* _Work to do_:
Beneath this line sits some data. Return only its lines from the one holding "Write a Python" through the one holding "from bokeh.resources import INLINE", inclusive, exactly, with the images removed.

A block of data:
------------------------------------------------------------
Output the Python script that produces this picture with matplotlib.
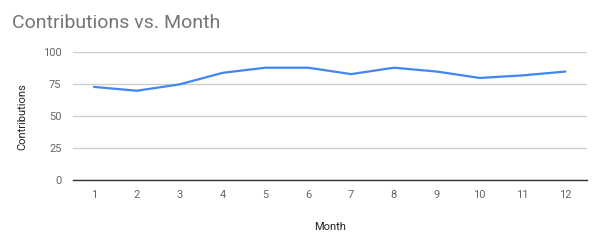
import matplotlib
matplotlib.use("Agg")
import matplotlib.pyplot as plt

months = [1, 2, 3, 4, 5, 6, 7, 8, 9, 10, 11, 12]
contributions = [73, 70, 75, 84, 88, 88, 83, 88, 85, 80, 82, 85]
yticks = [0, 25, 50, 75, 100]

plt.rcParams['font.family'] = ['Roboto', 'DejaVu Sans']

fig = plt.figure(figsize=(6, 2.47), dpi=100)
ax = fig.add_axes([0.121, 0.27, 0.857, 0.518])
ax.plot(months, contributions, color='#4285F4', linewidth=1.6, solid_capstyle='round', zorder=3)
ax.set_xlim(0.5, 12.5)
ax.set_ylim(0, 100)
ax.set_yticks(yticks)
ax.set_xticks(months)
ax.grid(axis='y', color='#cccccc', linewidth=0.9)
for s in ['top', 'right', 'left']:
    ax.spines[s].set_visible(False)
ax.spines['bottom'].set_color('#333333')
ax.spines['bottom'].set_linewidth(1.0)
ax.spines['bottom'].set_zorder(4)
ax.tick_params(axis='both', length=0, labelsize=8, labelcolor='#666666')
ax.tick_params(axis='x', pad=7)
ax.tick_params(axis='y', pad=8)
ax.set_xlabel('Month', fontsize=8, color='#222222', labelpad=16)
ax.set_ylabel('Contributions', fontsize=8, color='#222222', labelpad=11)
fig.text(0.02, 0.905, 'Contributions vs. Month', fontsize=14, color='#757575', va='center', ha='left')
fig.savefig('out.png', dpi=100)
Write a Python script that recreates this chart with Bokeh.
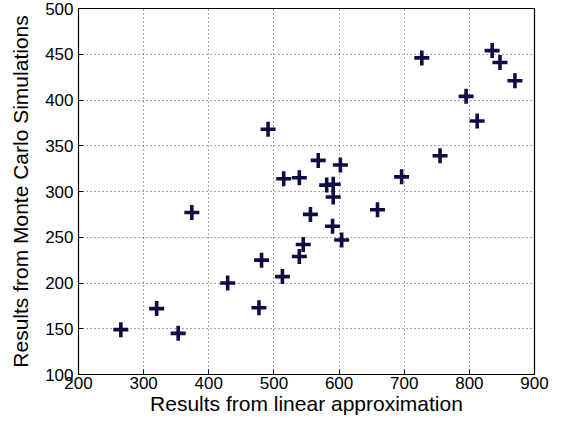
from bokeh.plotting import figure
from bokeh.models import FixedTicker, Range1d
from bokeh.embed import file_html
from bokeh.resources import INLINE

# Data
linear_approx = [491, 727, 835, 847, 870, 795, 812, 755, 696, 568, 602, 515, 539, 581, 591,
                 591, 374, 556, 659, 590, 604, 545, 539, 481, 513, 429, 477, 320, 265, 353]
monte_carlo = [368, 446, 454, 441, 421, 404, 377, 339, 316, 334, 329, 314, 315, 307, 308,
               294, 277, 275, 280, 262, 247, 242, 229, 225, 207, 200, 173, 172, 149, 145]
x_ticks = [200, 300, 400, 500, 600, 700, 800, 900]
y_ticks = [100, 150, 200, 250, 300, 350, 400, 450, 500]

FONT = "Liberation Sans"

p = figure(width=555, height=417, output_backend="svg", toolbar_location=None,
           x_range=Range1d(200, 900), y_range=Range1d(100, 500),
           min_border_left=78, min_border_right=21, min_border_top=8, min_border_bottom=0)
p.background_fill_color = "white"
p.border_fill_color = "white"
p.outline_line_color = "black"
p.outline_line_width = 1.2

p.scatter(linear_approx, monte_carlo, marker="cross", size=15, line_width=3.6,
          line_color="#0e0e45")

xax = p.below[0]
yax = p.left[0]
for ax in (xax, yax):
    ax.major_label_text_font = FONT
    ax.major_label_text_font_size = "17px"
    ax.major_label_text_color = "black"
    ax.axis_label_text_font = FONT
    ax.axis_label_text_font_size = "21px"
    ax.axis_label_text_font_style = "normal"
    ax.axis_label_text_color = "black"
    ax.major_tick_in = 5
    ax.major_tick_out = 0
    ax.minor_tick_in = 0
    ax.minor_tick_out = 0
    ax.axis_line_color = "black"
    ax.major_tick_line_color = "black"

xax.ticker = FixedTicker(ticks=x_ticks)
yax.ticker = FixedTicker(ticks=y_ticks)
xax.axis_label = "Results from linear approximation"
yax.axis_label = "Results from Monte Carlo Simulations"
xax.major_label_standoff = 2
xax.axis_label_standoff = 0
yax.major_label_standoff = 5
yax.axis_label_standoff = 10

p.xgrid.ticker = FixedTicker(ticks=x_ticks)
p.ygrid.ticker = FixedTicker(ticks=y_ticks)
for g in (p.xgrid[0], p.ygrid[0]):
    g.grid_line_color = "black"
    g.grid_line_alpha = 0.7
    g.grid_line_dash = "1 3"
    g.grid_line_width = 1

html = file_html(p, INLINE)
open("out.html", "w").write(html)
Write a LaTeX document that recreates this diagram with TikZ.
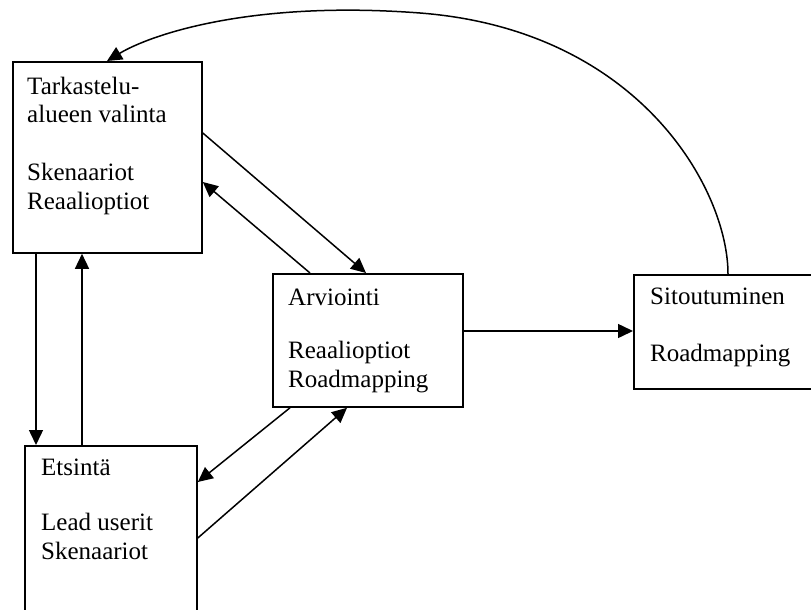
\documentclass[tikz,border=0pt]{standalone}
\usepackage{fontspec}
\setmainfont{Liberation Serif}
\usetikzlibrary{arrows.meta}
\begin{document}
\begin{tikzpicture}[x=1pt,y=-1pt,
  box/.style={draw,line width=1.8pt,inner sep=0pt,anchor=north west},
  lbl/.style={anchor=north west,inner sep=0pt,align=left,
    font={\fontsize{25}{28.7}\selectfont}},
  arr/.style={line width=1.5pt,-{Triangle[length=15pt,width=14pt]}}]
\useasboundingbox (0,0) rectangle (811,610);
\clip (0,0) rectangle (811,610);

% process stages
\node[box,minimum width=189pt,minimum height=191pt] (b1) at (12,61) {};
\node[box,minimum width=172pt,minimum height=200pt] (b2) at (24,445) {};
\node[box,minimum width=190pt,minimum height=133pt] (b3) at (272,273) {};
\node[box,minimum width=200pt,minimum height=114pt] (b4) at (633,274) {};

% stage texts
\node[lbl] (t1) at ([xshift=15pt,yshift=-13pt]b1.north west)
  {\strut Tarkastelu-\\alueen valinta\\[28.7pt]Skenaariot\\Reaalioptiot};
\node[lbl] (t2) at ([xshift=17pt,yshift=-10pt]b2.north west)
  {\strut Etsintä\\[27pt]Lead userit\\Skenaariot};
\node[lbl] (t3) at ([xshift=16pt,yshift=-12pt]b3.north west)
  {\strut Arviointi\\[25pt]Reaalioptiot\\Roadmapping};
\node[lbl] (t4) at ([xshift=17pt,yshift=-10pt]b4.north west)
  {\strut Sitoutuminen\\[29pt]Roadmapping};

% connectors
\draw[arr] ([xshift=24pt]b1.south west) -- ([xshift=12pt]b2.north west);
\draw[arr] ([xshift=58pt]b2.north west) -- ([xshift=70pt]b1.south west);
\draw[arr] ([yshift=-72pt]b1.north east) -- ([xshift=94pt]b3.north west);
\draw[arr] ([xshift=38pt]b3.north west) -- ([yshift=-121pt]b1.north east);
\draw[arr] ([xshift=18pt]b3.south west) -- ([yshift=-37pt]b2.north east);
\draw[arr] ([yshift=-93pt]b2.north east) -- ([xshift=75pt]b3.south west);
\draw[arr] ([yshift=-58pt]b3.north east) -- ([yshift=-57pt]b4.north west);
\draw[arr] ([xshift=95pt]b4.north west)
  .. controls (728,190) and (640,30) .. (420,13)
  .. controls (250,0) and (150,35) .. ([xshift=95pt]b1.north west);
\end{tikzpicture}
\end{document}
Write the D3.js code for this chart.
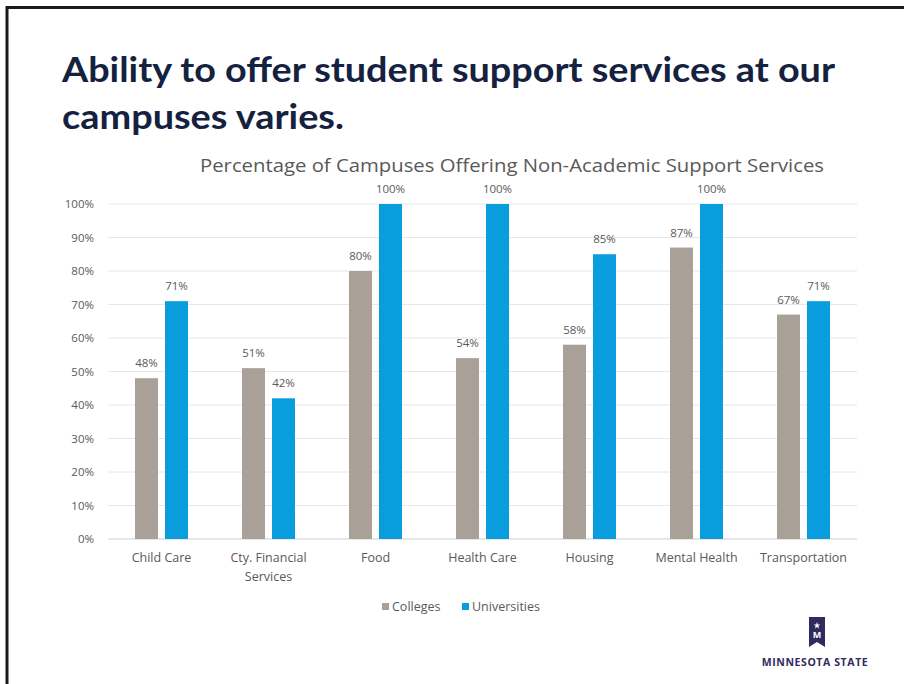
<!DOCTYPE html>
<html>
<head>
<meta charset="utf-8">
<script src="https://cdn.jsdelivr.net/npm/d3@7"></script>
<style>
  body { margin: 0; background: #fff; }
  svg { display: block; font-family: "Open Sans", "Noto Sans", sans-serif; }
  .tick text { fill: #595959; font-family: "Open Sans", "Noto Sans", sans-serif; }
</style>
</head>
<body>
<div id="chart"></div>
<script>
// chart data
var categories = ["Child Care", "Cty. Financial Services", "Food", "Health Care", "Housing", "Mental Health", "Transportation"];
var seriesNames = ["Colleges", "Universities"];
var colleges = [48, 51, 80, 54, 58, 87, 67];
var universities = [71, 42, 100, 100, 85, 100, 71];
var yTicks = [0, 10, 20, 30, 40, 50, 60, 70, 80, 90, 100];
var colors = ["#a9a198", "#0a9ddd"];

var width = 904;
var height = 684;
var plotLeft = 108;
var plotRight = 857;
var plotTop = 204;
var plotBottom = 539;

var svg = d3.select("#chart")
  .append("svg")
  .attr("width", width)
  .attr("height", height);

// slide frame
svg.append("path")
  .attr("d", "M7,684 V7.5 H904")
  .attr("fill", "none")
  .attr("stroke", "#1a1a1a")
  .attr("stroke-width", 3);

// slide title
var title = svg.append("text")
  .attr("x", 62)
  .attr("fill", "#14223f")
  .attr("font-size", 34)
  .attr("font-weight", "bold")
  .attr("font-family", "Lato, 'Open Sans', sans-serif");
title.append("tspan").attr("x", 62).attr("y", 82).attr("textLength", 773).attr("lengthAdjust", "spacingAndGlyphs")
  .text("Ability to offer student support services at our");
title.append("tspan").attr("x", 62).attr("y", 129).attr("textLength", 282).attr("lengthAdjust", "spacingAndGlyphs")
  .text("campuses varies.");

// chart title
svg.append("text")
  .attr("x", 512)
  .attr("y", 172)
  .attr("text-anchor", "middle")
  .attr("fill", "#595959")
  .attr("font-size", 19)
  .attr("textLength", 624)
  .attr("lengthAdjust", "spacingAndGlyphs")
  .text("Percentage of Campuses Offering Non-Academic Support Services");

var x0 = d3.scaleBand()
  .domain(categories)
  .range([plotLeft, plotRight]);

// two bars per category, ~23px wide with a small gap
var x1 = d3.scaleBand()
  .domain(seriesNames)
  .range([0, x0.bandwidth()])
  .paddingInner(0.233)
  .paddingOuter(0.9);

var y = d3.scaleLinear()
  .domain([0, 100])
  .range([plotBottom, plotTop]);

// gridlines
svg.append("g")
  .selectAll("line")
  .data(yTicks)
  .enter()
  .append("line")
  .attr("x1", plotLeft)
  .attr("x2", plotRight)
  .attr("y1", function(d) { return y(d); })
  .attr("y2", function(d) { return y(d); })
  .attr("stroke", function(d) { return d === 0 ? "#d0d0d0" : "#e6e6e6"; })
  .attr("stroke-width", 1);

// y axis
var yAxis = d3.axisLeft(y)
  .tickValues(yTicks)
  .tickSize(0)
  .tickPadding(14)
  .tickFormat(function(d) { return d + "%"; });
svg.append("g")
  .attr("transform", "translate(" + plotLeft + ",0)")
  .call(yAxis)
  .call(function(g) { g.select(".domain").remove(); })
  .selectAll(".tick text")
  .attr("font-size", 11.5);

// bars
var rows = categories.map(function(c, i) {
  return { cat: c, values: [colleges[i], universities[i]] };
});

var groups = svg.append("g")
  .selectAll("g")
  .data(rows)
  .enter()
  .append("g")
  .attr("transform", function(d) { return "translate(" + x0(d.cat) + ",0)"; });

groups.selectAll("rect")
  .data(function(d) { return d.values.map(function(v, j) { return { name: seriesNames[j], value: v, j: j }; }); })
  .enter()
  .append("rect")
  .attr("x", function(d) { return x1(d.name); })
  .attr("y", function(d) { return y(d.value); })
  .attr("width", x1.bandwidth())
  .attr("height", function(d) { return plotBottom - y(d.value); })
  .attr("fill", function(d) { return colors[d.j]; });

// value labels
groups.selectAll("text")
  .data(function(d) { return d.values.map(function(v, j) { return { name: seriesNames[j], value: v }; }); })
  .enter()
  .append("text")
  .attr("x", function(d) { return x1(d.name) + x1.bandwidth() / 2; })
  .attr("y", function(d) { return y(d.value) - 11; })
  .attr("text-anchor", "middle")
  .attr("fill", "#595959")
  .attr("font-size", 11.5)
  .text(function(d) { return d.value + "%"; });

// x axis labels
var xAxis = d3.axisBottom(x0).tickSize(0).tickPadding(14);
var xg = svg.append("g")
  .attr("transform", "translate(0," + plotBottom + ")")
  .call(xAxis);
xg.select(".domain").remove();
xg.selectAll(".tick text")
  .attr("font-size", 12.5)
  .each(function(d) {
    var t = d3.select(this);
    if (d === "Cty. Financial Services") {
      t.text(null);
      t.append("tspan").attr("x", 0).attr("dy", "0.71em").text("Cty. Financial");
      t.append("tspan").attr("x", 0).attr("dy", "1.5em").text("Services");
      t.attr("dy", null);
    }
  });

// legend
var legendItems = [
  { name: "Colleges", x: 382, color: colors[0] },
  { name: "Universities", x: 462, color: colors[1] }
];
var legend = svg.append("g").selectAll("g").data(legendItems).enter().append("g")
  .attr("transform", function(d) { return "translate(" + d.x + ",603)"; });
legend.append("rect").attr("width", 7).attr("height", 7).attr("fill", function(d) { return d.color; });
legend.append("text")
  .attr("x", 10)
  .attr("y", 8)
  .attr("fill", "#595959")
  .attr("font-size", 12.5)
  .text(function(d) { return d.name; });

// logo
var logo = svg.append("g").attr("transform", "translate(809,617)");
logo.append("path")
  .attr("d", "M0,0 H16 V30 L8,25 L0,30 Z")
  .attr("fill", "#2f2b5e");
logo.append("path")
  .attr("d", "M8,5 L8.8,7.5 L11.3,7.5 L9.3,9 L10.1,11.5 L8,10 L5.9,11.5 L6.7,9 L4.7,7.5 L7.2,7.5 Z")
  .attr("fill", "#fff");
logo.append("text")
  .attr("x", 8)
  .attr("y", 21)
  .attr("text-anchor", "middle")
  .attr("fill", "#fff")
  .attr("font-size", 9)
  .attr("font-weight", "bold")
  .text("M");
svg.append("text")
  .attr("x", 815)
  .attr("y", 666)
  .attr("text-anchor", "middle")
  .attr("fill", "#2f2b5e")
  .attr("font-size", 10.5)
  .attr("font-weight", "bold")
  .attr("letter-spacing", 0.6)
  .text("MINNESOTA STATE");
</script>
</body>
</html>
------------------------------------------------------------
* _The result_:
Write a Python script that recreates this chart with Bokeh.
from bokeh.plotting import figure
from bokeh.models import FixedTicker, Range1d
from bokeh.embed import file_html
from bokeh.resources import INLINE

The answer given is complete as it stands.